Oh wait, don't tell me the energy in the capacitor is in fact negative number, since the plates are charged opposite, so when it decreases (in absolute value as d increases) in fact it is increasing...

 

[Steve4Physics]

So the energy decreases with increasing $d$. This is a bit counterintuitive to me. If the plates are allowed to move freely, they should attract because they are oppositely charged. On the other hand, systems strive for lower energy states, which means they should repel.

For objects which repel, a 'lower energy state' requires them to be further apart.

For objects which attract, a 'lower energy state' requires them to be closer.

And don't forget the capacitor is not an isolated system - energy (and charge) flow between the capacitor and the supply when $d$ changes.

My guess is that I have to somehow include the currents to or from the voltage source while $d$ changes (since $Q$ is not constant), but I'm not sure how to do so.

The plates are attracted. To increase the separation (I'll use '$x$' rather than '$d$') the plates must be pulled apart.

Say one plate is fixed and a net outwards force, $F$, is applied to the other plate to maintain equilibrium.

Now suppose $F$ is (very slowly) increased so that $x$increases. Note that $F$ will decrease as $x$ increases. The work done by $F$ is $\int_{x_1}^{x_2} F(x)dx$.

$C, Q$ (charge on capacitor plates) and $E$ (electrical potential energy stored in capacitor) will decrease.

Charge is being ‘pushed back’ into the supply (like charging a battery). So the supply’s energy increases.

 

[vanhees71]

I thought of that too but since we provide work, the energy in the capacitor should increase not decrease.

The field energy changes by
$$\mathrm{d} W=\frac{U^2}{2} \mathrm{d} C=-\frac{\epsilon_0 A U^2 }{2d^2 }\mathrm{d} d.$$
For the charge transport you need the energy (to be brought up from the battery)
$$\mathrm{d} W_Q=U \mathrm{d} Q=U^2 \mathrm{d} C=2 \mathrm{d} W<0,$$
i.e., in fact the battery takes up energy, which has to be put in as work energy when increasing the distance of the capacitor plates, i.e., the work is used to charge the battery.

 

[Delta2]

Charge is being ‘pushed back’ into the supply (like charging a battery). So the supply’s energy increases.

This sounds like a very good explanation to me.

BUT

The increase in the energy of the supply comes from the energy stored in capacitor (which decreases), the work done by the external force that separates the plates or both?

 

[Steve4Physics]

The increase in the energy of the supply comes from the energy stored in capacitor (which decreases), the work done by the external force that separates the plates or both?

That's a good question.
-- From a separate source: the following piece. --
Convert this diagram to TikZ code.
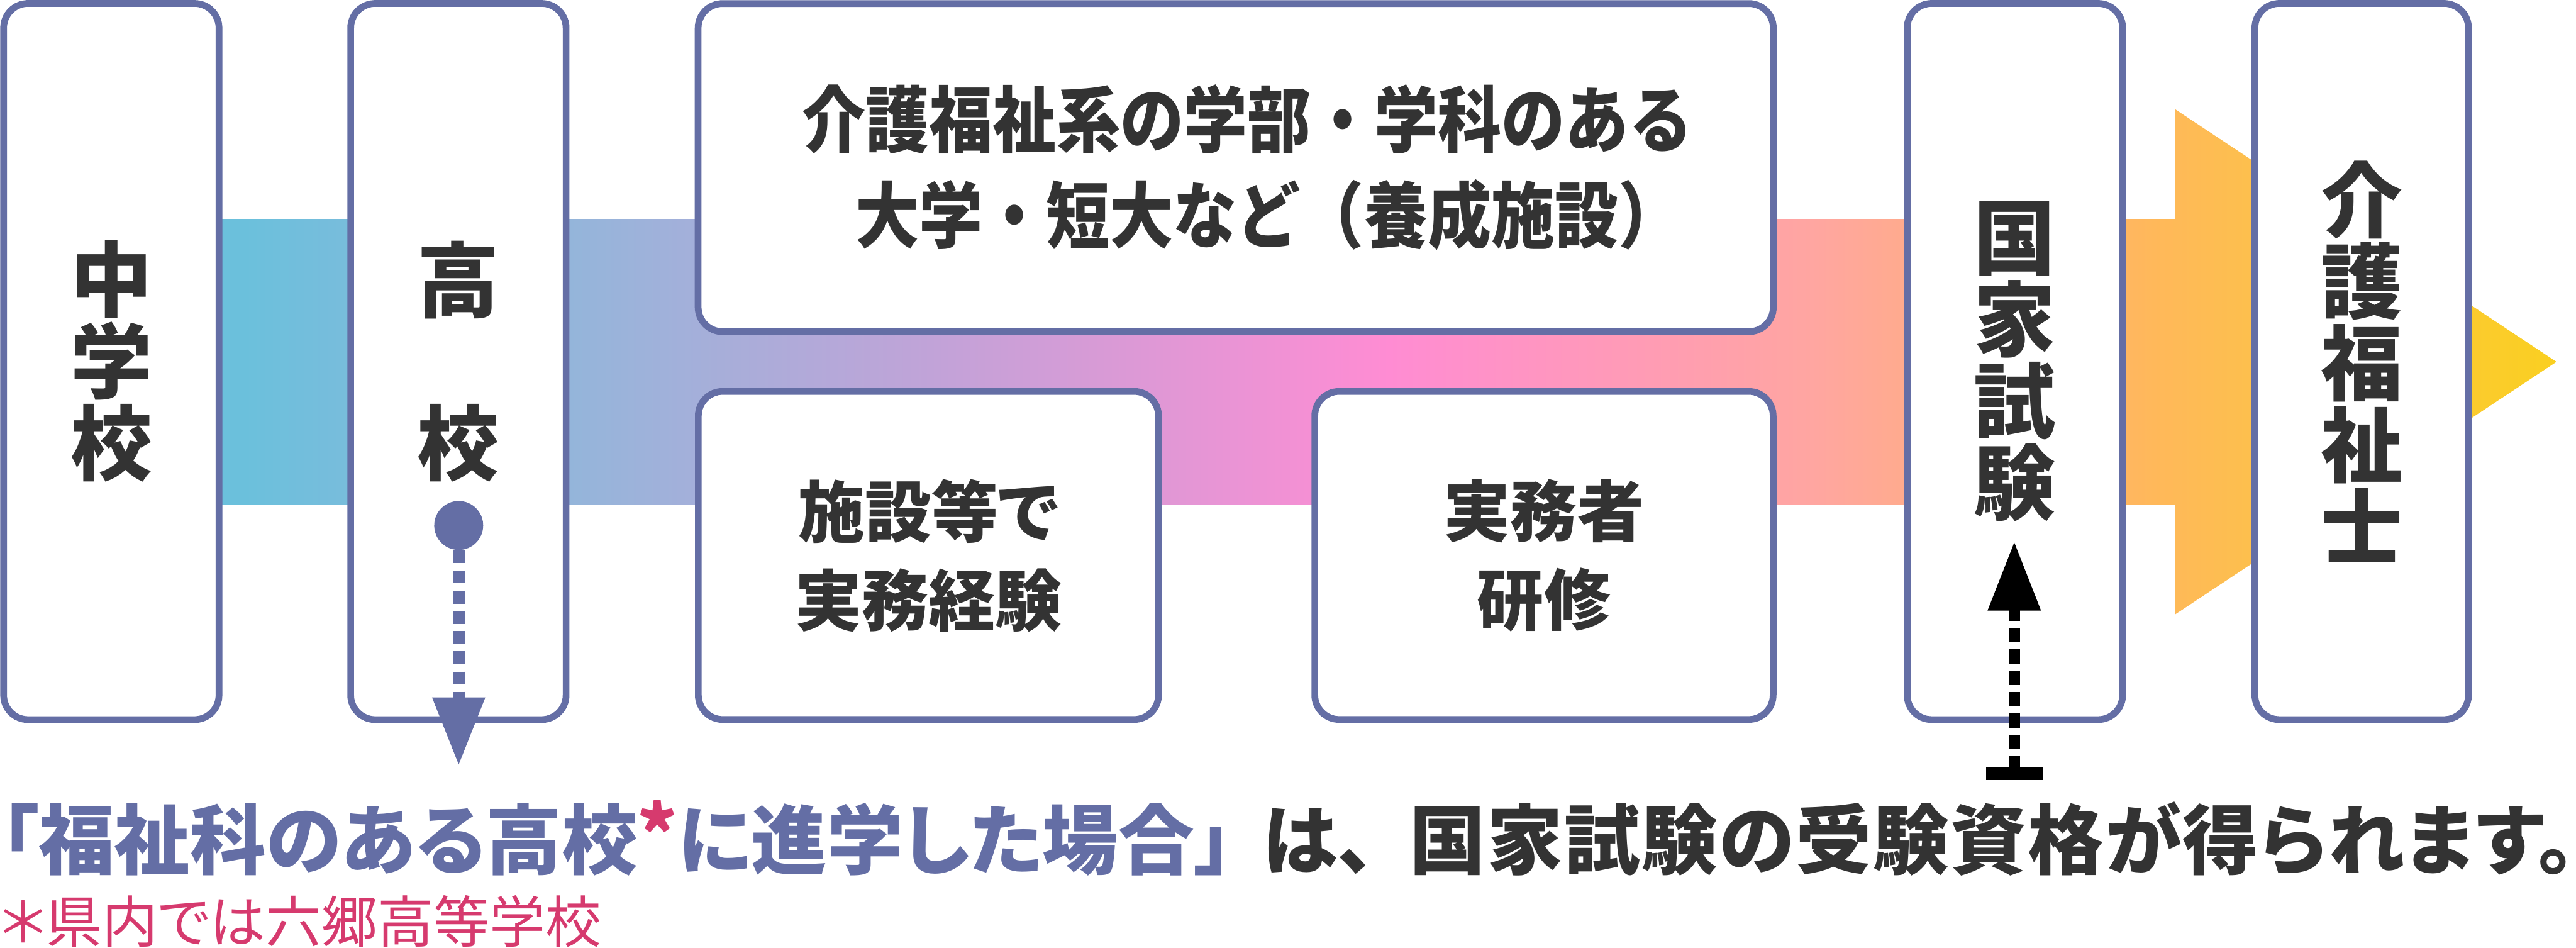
\documentclass[tikz,border=0pt]{standalone}
\usepackage{fontspec}
\setmainfont{Noto Sans CJK JP}
\newfontfamily\jpprop[RawFeature=+palt]{Noto Sans CJK JP}
\newfontfamily\jptail[RawFeature=+palt,LetterSpace=2]{Noto Sans CJK JP}
\newfontfamily\jpcond[FakeStretch=0.88]{Noto Sans CJK JP}
\usetikzlibrary{arrows.meta}
\definecolor{framecol}{RGB}{100,110,165}
\definecolor{darktext}{HTML}{333333}
\definecolor{notecol}{RGB}{214,58,110}
\definecolor{bandA}{HTML}{6BC1DC}
\definecolor{bandB}{HTML}{6BC0DC}
\definecolor{bandC}{HTML}{9BB3DA}
\definecolor{bandD}{HTML}{C1A3D8}
\definecolor{bandE}{HTML}{FF8CD3}
\definecolor{bandF}{HTML}{FFA6A0}
\definecolor{bandG}{HTML}{FFB85A}
\definecolor{bandH}{HTML}{FDBE50}
\definecolor{bandI}{HTML}{FAD020}

\begin{document}
\begin{tikzpicture}[x=0.01cm,y=0.01cm,
    stagebox/.style={draw=framecol,line width=0.11cm,fill=white,rounded corners=0.4cm,
      inner sep=0pt,text=darktext,align=center},
    tallbox/.style={stagebox,minimum width=3.52cm,minimum height=11.7cm,
      font=\bfseries\fontsize{38pt}{38pt}\selectfont},
    lowbox/.style={stagebox,minimum height=5.36cm,
      font=\jpprop\bfseries\fontsize{31pt}{41.3pt}\selectfont}]
  \useasboundingbox (0,0) rectangle (4212,1549);
  \begin{scope}
    \clip (182,1191) -- (3557,1191) -- (3557,1370) -- (4180,957.5) -- (3557,545)
      -- (3557,724) -- (182,724) -- cycle;
    \foreach \xa/\xb/\ca/\cb in {180/400/bandA/bandB,400/1020/bandB/bandC,
        1020/1520/bandC/bandD,1520/2270/bandD/bandE,2270/2970/bandE/bandF,
        2970/3520/bandF/bandG,3520/3650/bandG/bandH,3650/4190/bandH/bandI}
      \shade[left color=\ca,right color=\cb] (\xa,540) rectangle (\xb+2,1380);
  \end{scope}
  \node[tallbox] (middle) at (182,958) {中\\学\\校};
  \node[tallbox] (high) at (749.5,958) {高\\　\\校};
  \node[stagebox,minimum width=17.57cm,minimum height=5.36cm,
    font=\jpcond\bfseries\fontsize{33.6pt}{44.4pt}\selectfont] (univ) at (2020.5,1275)
    {\hspace*{0.38cm}介護福祉系の学部・学科のある\\\hspace*{1.08cm}大学・短大など（養成施設）};
  \node[lowbox,minimum width=7.52cm] (work) at (1518,641) {施設等で\\実務経験};
  \node[lowbox,minimum width=7.49cm] (train) at (2524.5,641) {実務者\\研修};
  \node[tallbox] (exam) at (3294.5,958) {国\\家\\試\\験};
  \node[tallbox,minimum width=3.49cm] (cert) at (3861.5,958) {介\\護\\福\\祉\\士};
  \node[circle,fill=framecol,minimum size=0.8cm,inner sep=0pt] (dot) at (750,690) {};
  \coordinate (hightip) at (750,297);
  \draw[framecol,line width=0.2cm,dash pattern=on 0.21cm off 0.12cm,
    -{Triangle[length=1.12cm,width=0.81cm]}] (dot) -- (hightip);
  \coordinate (barend) at (3293.5,274);
  \coordinate (examtip) at (3293.5,664);
  \draw[black,line width=0.18cm,dash pattern=on 0.24cm off 0.11cm,
    {Rectangle[length=0.2cm,width=0.92cm]}-{Triangle[length=1.13cm,width=0.82cm]}]
    (barend) -- (examtip);
  \node[anchor=west,inner sep=0pt,text=darktext,
    font=\jpprop\bfseries\fontsize{35.3pt}{35.3pt}\selectfont] (result) at (0,179)
    {\textcolor{framecol}{「福祉科のある高校}\textcolor{notecol}{\raisebox{0.08em}{*}}%
     \textcolor{framecol}{に進学した場合」}\hspace{0.4em}は、\hspace{0.45em}%
     {\jptail\bfseries 国家試験の受験資格が得られます。}};
  \node[anchor=west,inner sep=0pt,text=notecol,
    font=\jpprop\fontsize{26pt}{26pt}\selectfont] (note) at (0,43)
    {＊県内では六郷高等学校};
\end{tikzpicture}
\end{document}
I think the answer is 'both'. I'm assuming ohmic heating and EM radiation losses (due to accelerating charges) can be neglected here - but am happy to be corrected!

 

[jeffinbath]

Hi.

A plate capacitor is connected to a constant voltage source. The stored energy is
$$W=\frac{1}{2}\cdot C\cdot U^2=\frac{1}{2}\cdot \varepsilon_0\frac{A}{d}\cdot U^2\propto\frac{1}{d}$$
if the voltage source remains connected when varying $d$.

So the energy decreases with increasing $d$. This is a bit counterintuitive to me. If the plates are allowed to move freely, they should attract because they are oppositely charged. On the other hand, systems strive for lower energy states, which means they should repel.

My guess is that I have to somehow include the currents to or from the voltage source while $d$ changes (since $Q$ is not constant), but I'm not sure how to do so.

I think you are not giving enough thought about the energy or work done to produce the voltage that you are applying to the plates in the first place. It is that energy that is being used to attract the capacitor plates to each other. It is best just to go back to first principles by considering the 18th century electrophorus device. Here is a section taken from Wikipedia after entering Electrophorus in the search panel.

It fascinated people at the time because it seemed as though one could pick up a charge onto the upper plate and then make that plate do work by discharging it elsewhere and then replace it onto the resin (i.e. the dielectric) to recharge it and keep repeating the trick “endlessly” in the short term at least. What is actually going on is that the polarized resin is acting as an electret which is the electrostatic equivalent of a permanent magnet. Each time the upper electrode is placed on it there is an attractive force acting on it which requires energy from somebody’s arm muscles to lift it off . Also the device had to have arm energy used to transfer electrons from a piece of fur onto the device in the first place.